Nowe rozwiązanie irytuje mnie również w dwóch kwestiach – czytelności i funkcjonalności. Zaletą oryginalnego Glypha były wielkie paski, których nie dało się nie widzieć, gdyż zajmowały sporą część obudowy. Nowa matryca jest natomiast tycim panelem, który szybko przestaje spełniać swoje zadanie – co mi po tych animacjach, skoro telefon musi być maksymalnie kilkadziesiąt centymetrów ode mnie, żeby coś zauważyć?

Co do funkcjonalności – czy używacie stojaków na telefon, na których da się go umieścić poziomo? Jeżeli tak, to pewnie fajnie byłoby umieścić na nich Phone (3) i patrzeć z przyjemnością na monochromatyczny zegarek czy minutnik, prawda? Wolne żarty – nie dość, że symetryczny ekran nie może obrócić treści o 90 czy 180 stopni, to przykładowo taki minutnik wymaga uruchomienia go z poziomu widżetu lub grzebania w interfejsie, ponieważ nie jest zintegrowany z wbudowanym androidowym rozwiązaniem. Na ten moment Matrix Glyph to trochę zmarnowany potencjał, a trochę rewolucja na siłę.

Kolejną nowinką jest Essential Space, czyli odpowiedź Nothinga na postępującą od jakiegoś czasu „guzikozę”, zapoczątkowaną przez przycisk akcji w iPhone’ach. Zamiast jednak uczynić z nowego fizycznego klikacza wielofunkcyjne narzędzie, jest to bardziej asystent produktywności.

Na czym to dokładnie polega? Jedno kliknięcie przycisku robi zrzut ekranu, który może później zapisać dwuklikiem. Przytrzymanie guzika włącza natomiast tryb notatek głosowych z opcją podkreślania fraz za pomocą kliknięcia. Wszystko to ląduje w aplikacji, która jest w tym przypadku wyfiltrowanym eksploratorem wcześniej utworzonych plików.
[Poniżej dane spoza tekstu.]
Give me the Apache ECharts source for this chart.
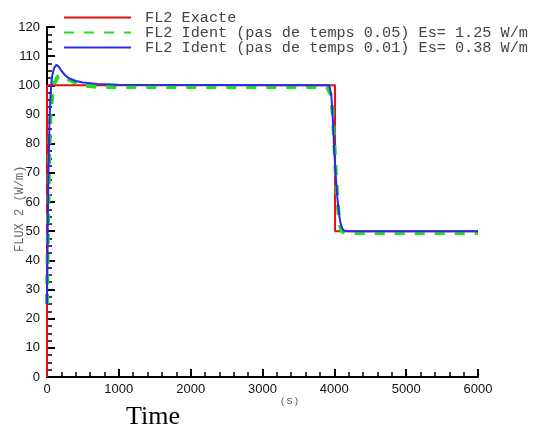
<!DOCTYPE html>
<html>
<head>
<meta charset="utf-8">
<script src="https://cdn.jsdelivr.net/npm/echarts@6/dist/echarts.min.js"></script>
<style>html,body{margin:0;padding:0;background:#fff}#c{width:535px;height:430px}</style>
</head>
<body>
<div id="c"></div>
<script>
const seriesNames = ['FL2 Exacte', 'FL2 Ident (pas de temps 0.05) Es= 1.25 W/m', 'FL2 Ident (pas de temps 0.01) Es= 0.38 W/m'];
const exactTime = [0, 0, 4010, 4010, 6000];
const exactFlux = [0, 100, 100, 50, 50];
const ident05Time = [0, 10, 20, 35, 50, 70, 100, 150, 200, 250, 300, 400, 500, 700, 1000, 3900, 3950, 3980, 4000, 4020, 4040, 4060, 4080, 4100, 4150, 6000];
const ident05Flux = [25, 45, 62, 80, 90, 96, 100.5, 103, 103.5, 103, 102, 100.8, 100, 99.5, 99.4, 99.4, 97, 90, 80, 70, 62, 56, 52, 50, 49.4, 49.4];
const ident01Time = [0, 10, 20, 35, 50, 70, 100, 130, 160, 200, 250, 300, 400, 500, 700, 1000, 3930, 3960, 3980, 4000, 4020, 4040, 4060, 4080, 4100, 4130, 4200, 6000];
const ident01Flux = [25, 50, 70, 88, 97, 103, 106, 107, 106.5, 105, 103.5, 102.5, 101.5, 101, 100.5, 100.2, 100, 96, 88, 77, 69, 62, 57, 53.5, 51.5, 50.2, 50, 50];
const xTicks = [0, 1000, 2000, 3000, 4000, 5000, 6000];
const yTicks = [0, 10, 20, 30, 40, 50, 60, 70, 80, 90, 100, 110, 120];

const zip = (t, v) => t.map((x, i) => [x, v[i]]);
const chart = echarts.init(document.getElementById('c'), null, {renderer: 'canvas'});
const axisCommon = {
  axisLine: {show: true, onZero: false, lineStyle: {color: '#000', width: 2}},
  axisTick: {show: true, inside: true, length: 8, lineStyle: {color: '#000', width: 2}},
  minorTick: {show: true, length: 5, lineStyle: {color: '#000', width: 1.5}},
  splitLine: {show: false},
  axisLabel: {color: '#111', fontFamily: 'Liberation Sans', fontSize: 13, formatter: v => String(v)}
};
chart.setOption({
  animation: false,
  backgroundColor: '#fff',
  grid: {left: 47, right: 57, top: 27, bottom: 53, containLabel: false},
  legend: {
    orient: 'vertical', left: 63, top: 10, padding: 0, itemWidth: 67, itemHeight: 14, itemGap: 0,
    formatter: ' {name}',
    itemStyle: {opacity: 0},
    textStyle: {fontFamily: 'Liberation Mono', fontSize: 15.2, color: '#444'},
    data: seriesNames
  },
  xAxis: Object.assign({}, axisCommon, {
    type: 'value', min: xTicks[0], max: xTicks[xTicks.length - 1], interval: 1000,
    minorTick: Object.assign({}, axisCommon.minorTick, {splitNumber: 5}),
    axisLabel: Object.assign({}, axisCommon.axisLabel, {margin: 6})
  }),
  yAxis: Object.assign({}, axisCommon, {
    type: 'value', min: yTicks[0], max: yTicks[yTicks.length - 1], interval: 10,
    minorTick: Object.assign({}, axisCommon.minorTick, {splitNumber: 4}),
    axisLabel: Object.assign({}, axisCommon.axisLabel, {margin: 7})
  }),
  graphic: [
    {type: 'text', rotation: Math.PI / 2, z: 10, position: [14, 252], silent: true,
     style: {text: 'FLUX 2 (W/m)', font: '12px "Liberation Mono"', fill: '#666'}},
    {type: 'text', left: 281, top: 397, style: {text: '( S )', font: '9px "Liberation Sans"', fill: '#444'}},
    {type: 'text', left: 126, top: 404, style: {text: 'Time', font: '26px "Liberation Serif"', fill: '#000'}}
  ],
  series: [
    {name: seriesNames[0], type: 'line', data: zip(exactTime, exactFlux), showSymbol: false, symbol: 'none',
     lineStyle: {color: '#e01010', width: 2}, itemStyle: {color: '#e01010'}, z: 3},
    {name: seriesNames[1], type: 'line', data: zip(ident05Time, ident05Flux), showSymbol: false, symbol: 'none',
     lineStyle: {color: '#22dd22', width: 4, type: [10, 10]}, itemStyle: {color: '#22dd22'}, z: 4},
    {name: seriesNames[2], type: 'line', data: zip(ident01Time, ident01Flux), showSymbol: false, symbol: 'none',
     lineStyle: {color: '#2a2aee', width: 2}, itemStyle: {color: '#2a2aee'}, z: 5}
  ]
});
</script>
</body>
</html>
I to chyba właśnie z Essential Space mam największy problem. Jeżeli bowiem nie przekonuje Was wykorzystywanie smartfona do robienia notatek, czy to pisemnych czy dźwiękowych, to wraz z Phone (3) otrzymujecie częściowo bezużyteczny przycisk. Nie podepniecie go do Matrix Glyph, nie przypiszecie do niego ulubionej aplikacji czy jakiejkolwiek akcji. Tyle dobrego, że istnieją zewnętrzne aplikacje i poradniki, które pomagają naprawić błąd Nothing.
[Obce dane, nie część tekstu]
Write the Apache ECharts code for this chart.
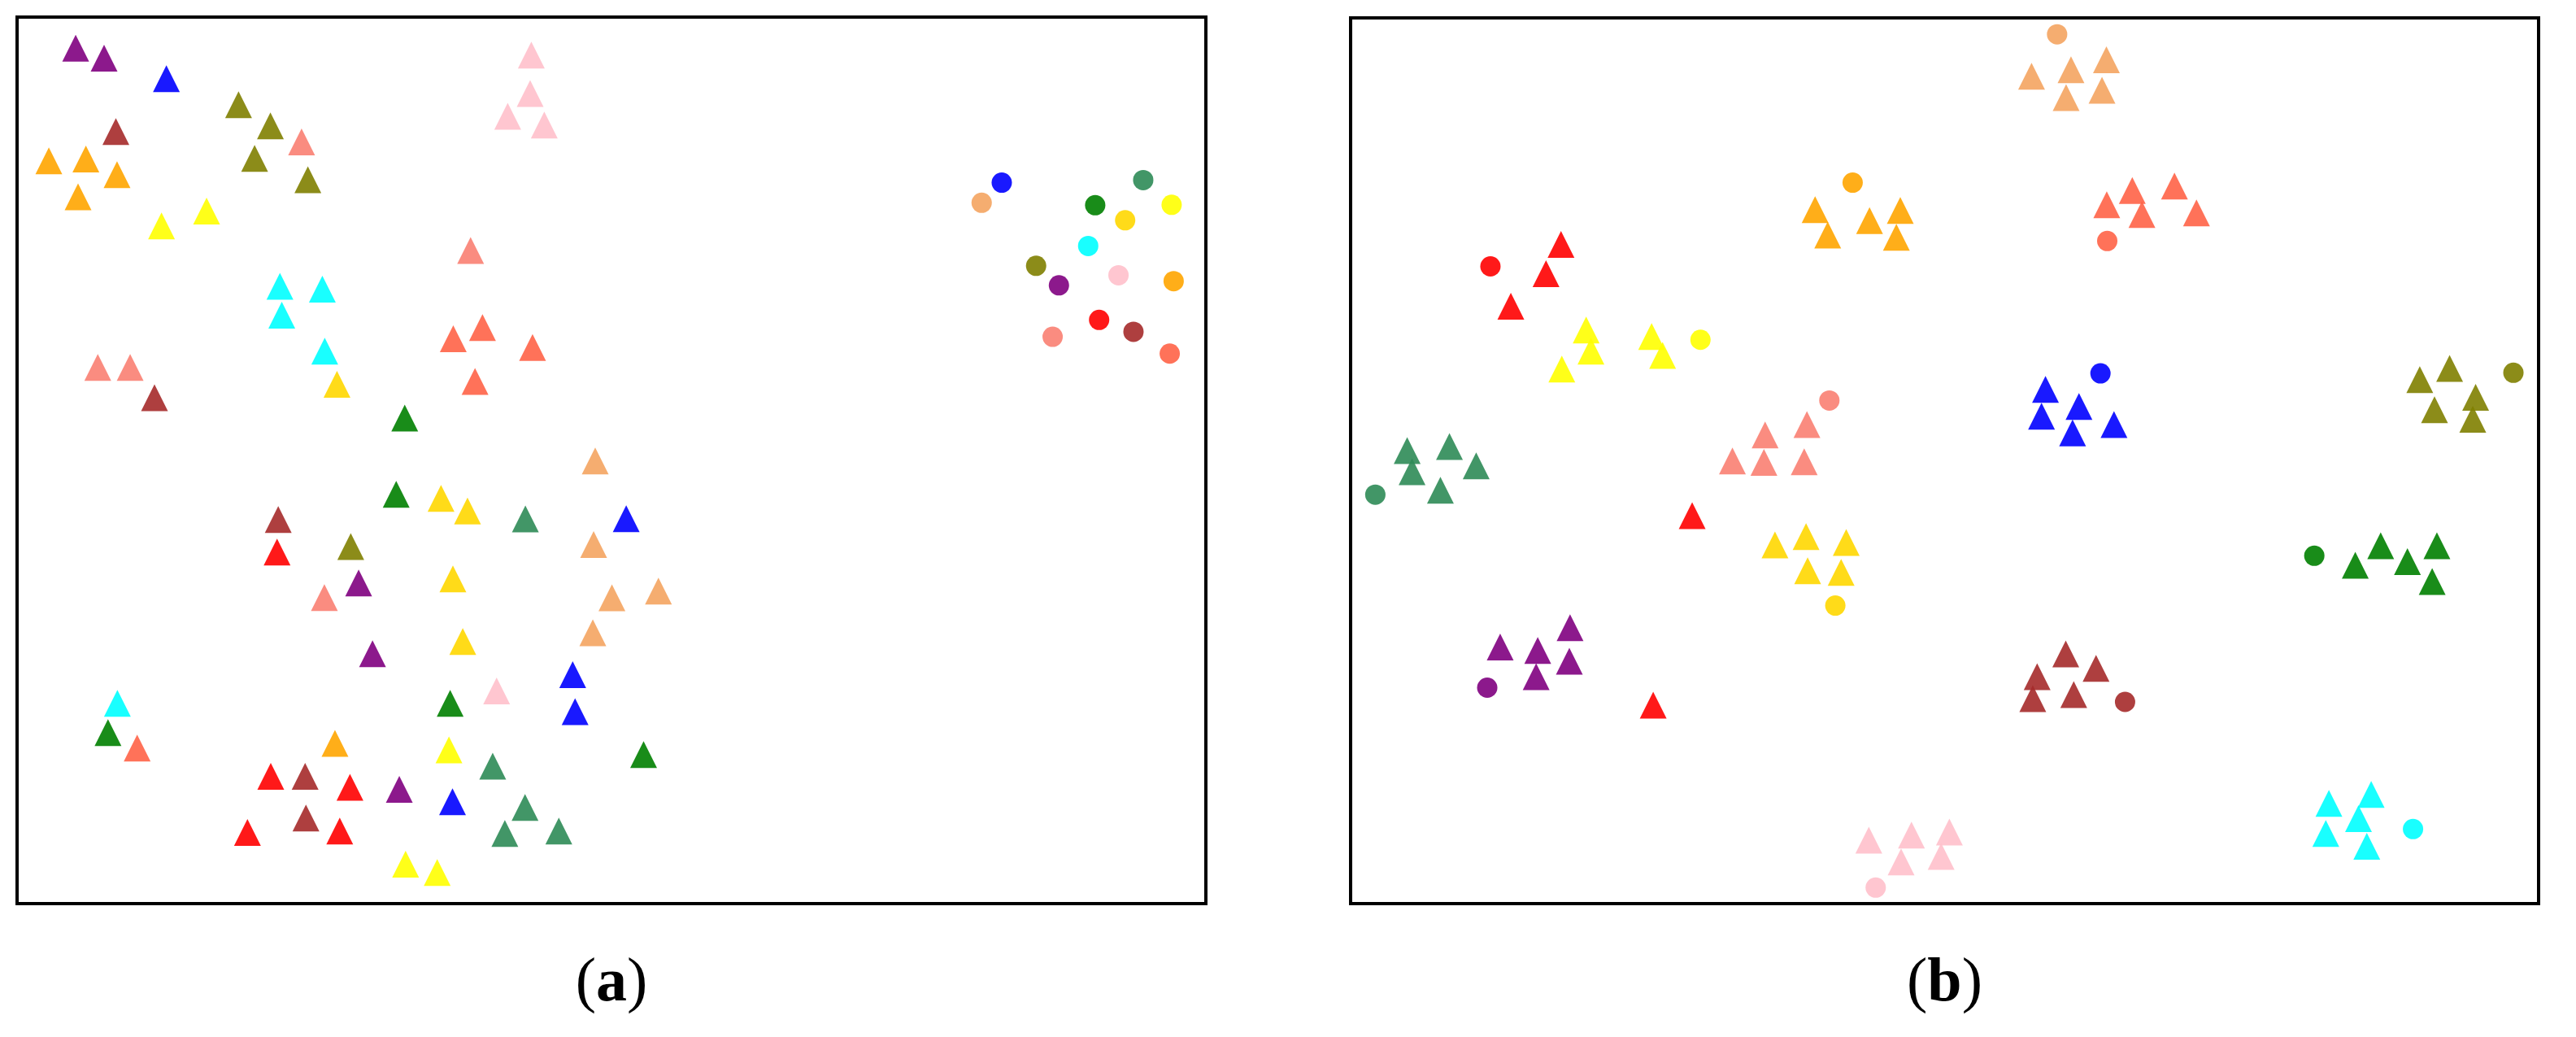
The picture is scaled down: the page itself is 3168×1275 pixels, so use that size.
<!DOCTYPE html>
<html>
<head>
<meta charset="utf-8">
<script src="https://cdn.jsdelivr.net/npm/echarts@6/dist/echarts.min.js"></script>
<style>
  html, body { margin: 0; padding: 0; background: #fff; }
  #main { width: 3168px; height: 1275px; }
</style>
</head>
<body>
<div id="main"></div>
<script>
// class colours (one circle + five triangles per class in each panel)
const classColors = ['purple', 'blue', 'olive', 'salmon', 'brown', 'orange', 'yellow', 'pink',
  'cyan', 'gold', 'tomato', 'green', 'sandybrown', 'seagreen', 'red']

const panelLabels = ['a', 'b']

// panel (a): triangles, listed per class in classColors order
const triA = [
  [[4.93, 96.49], [7.32, 95.36], [28.73, 36.17], [29.90, 28.19], [32.15, 12.88]],
  [[12.56, 93.06], [51.24, 43.41], [46.74, 25.83], [46.94, 21.65], [36.63, 11.49]],
  [[18.63, 90.12], [21.31, 87.72], [19.98, 84.06], [24.46, 81.65], [28.07, 40.27]],
  [[23.93, 85.92], [38.15, 73.68], [6.79, 60.48], [9.51, 60.48], [25.85, 34.52]],
  [[8.31, 87.08], [11.56, 57.07], [21.97, 43.33], [24.23, 14.35], [24.30, 9.65]],
  [[2.67, 83.79], [5.79, 83.98], [8.41, 82.22], [5.13, 79.72], [26.74, 18.08]],
  [[12.15, 76.45], [15.94, 78.12], [36.33, 17.35], [32.68, 4.45], [35.34, 3.51]],
  [[43.26, 95.72], [43.16, 91.38], [41.27, 88.81], [44.35, 87.81], [40.34, 23.99]],
  [[22.11, 69.64], [25.68, 69.31], [22.27, 66.37], [25.88, 62.31], [8.44, 22.59]],
  [[26.91, 58.57], [35.66, 45.70], [37.89, 44.29], [36.66, 36.62], [37.49, 29.56]],
  [[36.69, 63.71], [39.15, 64.97], [43.36, 62.74], [38.52, 58.91], [10.10, 17.55]],
  [[32.61, 54.77], [31.89, 46.16], [36.43, 22.59], [7.65, 19.28], [52.70, 16.82]],
  [[48.63, 49.94], [48.50, 40.50], [50.04, 34.49], [53.95, 35.26], [48.43, 30.56]],
  [[42.76, 43.39], [40.01, 15.51], [42.73, 10.85], [41.03, 7.92], [45.57, 8.18]],
  [[21.87, 39.66], [21.34, 14.35], [28.00, 13.12], [19.38, 8.02], [27.14, 8.18]]
]

// panel (a): circles, one per class
const circA = [
  [87.64, 69.74], [82.83, 81.32], [85.72, 71.94], [87.11, 63.94], [93.91, 64.50],
  [97.29, 70.21], [97.12, 78.82], [92.65, 70.88], [90.10, 74.18], [93.21, 77.08],
  [96.96, 62.04], [90.69, 78.78], [81.14, 79.05], [94.73, 81.61], [91.02, 65.84]
]

// panel (b): triangles
const triB = [
  [[12.59, 28.97], [15.75, 28.57], [18.47, 31.16], [18.41, 27.36], [15.62, 25.61]],
  [[58.49, 58.06], [58.16, 55.02], [61.31, 56.13], [60.77, 53.15], [64.26, 54.09]],
  [[90.00, 59.15], [92.51, 60.43], [94.70, 57.16], [91.24, 55.76], [94.46, 54.69]],
  [[38.41, 54.09], [34.89, 52.92], [32.14, 49.98], [34.79, 49.82], [38.18, 49.88]],
  [[60.20, 28.20], [57.79, 25.61], [62.75, 26.55], [57.42, 23.14], [60.87, 23.61]],
  [[39.10, 78.36], [40.16, 75.48], [43.68, 77.12], [46.27, 78.26], [45.94, 75.22]],
  [[19.83, 64.77], [20.23, 62.37], [17.78, 60.36], [25.34, 64.03], [26.26, 61.90]],
  [[43.62, 7.16], [47.21, 7.74], [50.40, 8.08], [46.34, 4.70], [49.71, 5.33]],
  [[82.35, 11.32], [85.91, 12.32], [84.84, 9.59], [82.09, 7.91], [85.54, 6.47]],
  [[35.72, 40.50], [38.34, 41.43], [41.72, 40.78], [38.47, 37.57], [41.29, 37.39]],
  [[63.65, 78.91], [65.80, 80.52], [69.35, 81.01], [66.61, 77.79], [71.20, 77.99]],
  [[84.57, 38.21], [86.71, 40.41], [88.96, 38.61], [91.44, 40.41], [91.04, 36.37]],
  [[57.32, 93.41], [60.64, 94.14], [63.62, 95.28], [60.23, 91.00], [63.25, 91.82]],
  [[4.76, 51.15], [8.32, 51.60], [10.57, 49.43], [5.17, 48.76], [7.56, 46.66]],
  [[17.71, 74.42], [16.45, 71.11], [13.49, 67.44], [28.75, 43.80], [25.47, 22.41]]
]

// panel (b): circles
const circB = [
  [11.50, 24.38], [63.12, 59.86], [97.88, 59.93], [40.30, 56.80], [65.19, 22.77],
  [42.26, 81.40], [29.45, 63.66], [44.20, 1.81], [89.43, 8.42], [40.80, 33.65],
  [63.69, 74.81], [81.12, 39.27], [59.47, 98.15], [2.08, 46.17], [11.77, 71.95]
]

const grids = [
  { left: 21, top: 21, width: 1462, height: 1090 },
  { left: 1661, top: 22, width: 1461, height: 1089 }
]

function buildSeries(tri, circ, gridIndex) {
  const out = []
  classColors.forEach((color, k) => {
    out.push({
      type: 'scatter',
      xAxisIndex: gridIndex,
      yAxisIndex: gridIndex,
      symbol: 'triangle',
      symbolSize: [33, 33],
      itemStyle: { color: color, opacity: 0.9 },
      data: tri[k]
    })
    out.push({
      type: 'scatter',
      xAxisIndex: gridIndex,
      yAxisIndex: gridIndex,
      symbol: 'circle',
      symbolSize: 25,
      itemStyle: { color: color, opacity: 0.9 },
      data: [circ[k]]
    })
  })
  return out
}

const chart = echarts.init(document.getElementById('main'), null, { renderer: 'canvas' })

const axisBase = { type: 'value', min: 0, max: 100, show: false }

const option = {
  backgroundColor: '#fff',
  animation: false,
  grid: grids.map(g => Object.assign({ show: true, borderColor: '#000', borderWidth: 4, backgroundColor: 'transparent' }, g)),
  xAxis: grids.map((g, i) => Object.assign({ gridIndex: i }, axisBase)),
  yAxis: grids.map((g, i) => Object.assign({ gridIndex: i }, axisBase)),
  graphic: panelLabels.map((lab, i) => ({
    type: 'text',
    x: grids[i].left + grids[i].width / 2,
    y: 1210,
    style: {
      text: '{p|(}{b|' + lab + '}{p|)}',
      align: 'center',
      verticalAlign: 'middle',
      fill: '#000',
      rich: {
        p: { fontFamily: 'Liberation Serif', fontSize: 76, fill: '#000' },
        b: { fontFamily: 'Liberation Serif', fontSize: 76, fontWeight: 'bold', fill: '#000' }
      }
    }
  })),
  series: buildSeries(triA, circA, 0).concat(buildSeries(triB, circB, 1))
}

chart.setOption(option)
</script>
</body>
</html>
Chciałem też pobawić się nieco Playground – oprogramowaniem umożliwiającym pisanie własnych widżetów z pomocą AI. Okazuje się jednak, że aplikacji nie znajdziecie na telefonie – „plac zabaw” jest bowiem rozwiązaniem webowym, w którym musicie się jeszcze ustawić w kolejce, jeżeli chcecie utworzyć widżet i przejść weryfikację zespołu. Cóż, nici z napisania na kolanie aplikacji, która służyła by za kanał RSS Tabletowo z grafiką wyróżniającą.

Nothing Phone (3)

Komunikacja i zabezpieczenia

Niewiele, jeżeli w ogóle cokolwiek, można zarzucić nowemu flagowcowi Nothing, jeżeli chodzi o łączność bezprzewodową. Sprzęt ma wsparcie Wi-Fi 7 na trzech częstotliwościach, wyposażono go w moduł Bluetooth 6.0, a listę obsługiwanych standardów pozycjonowania otwiera GPS (L1+L5), przechodzi przez rozwiązania pokroju Glonass, Galileo czy QZSS, a zamyka ją NavIC, BDS czy SBAS. Jest też moduł NFC. Fanów rzadko używanych technologii może zasmucić brak portu podczerwieni.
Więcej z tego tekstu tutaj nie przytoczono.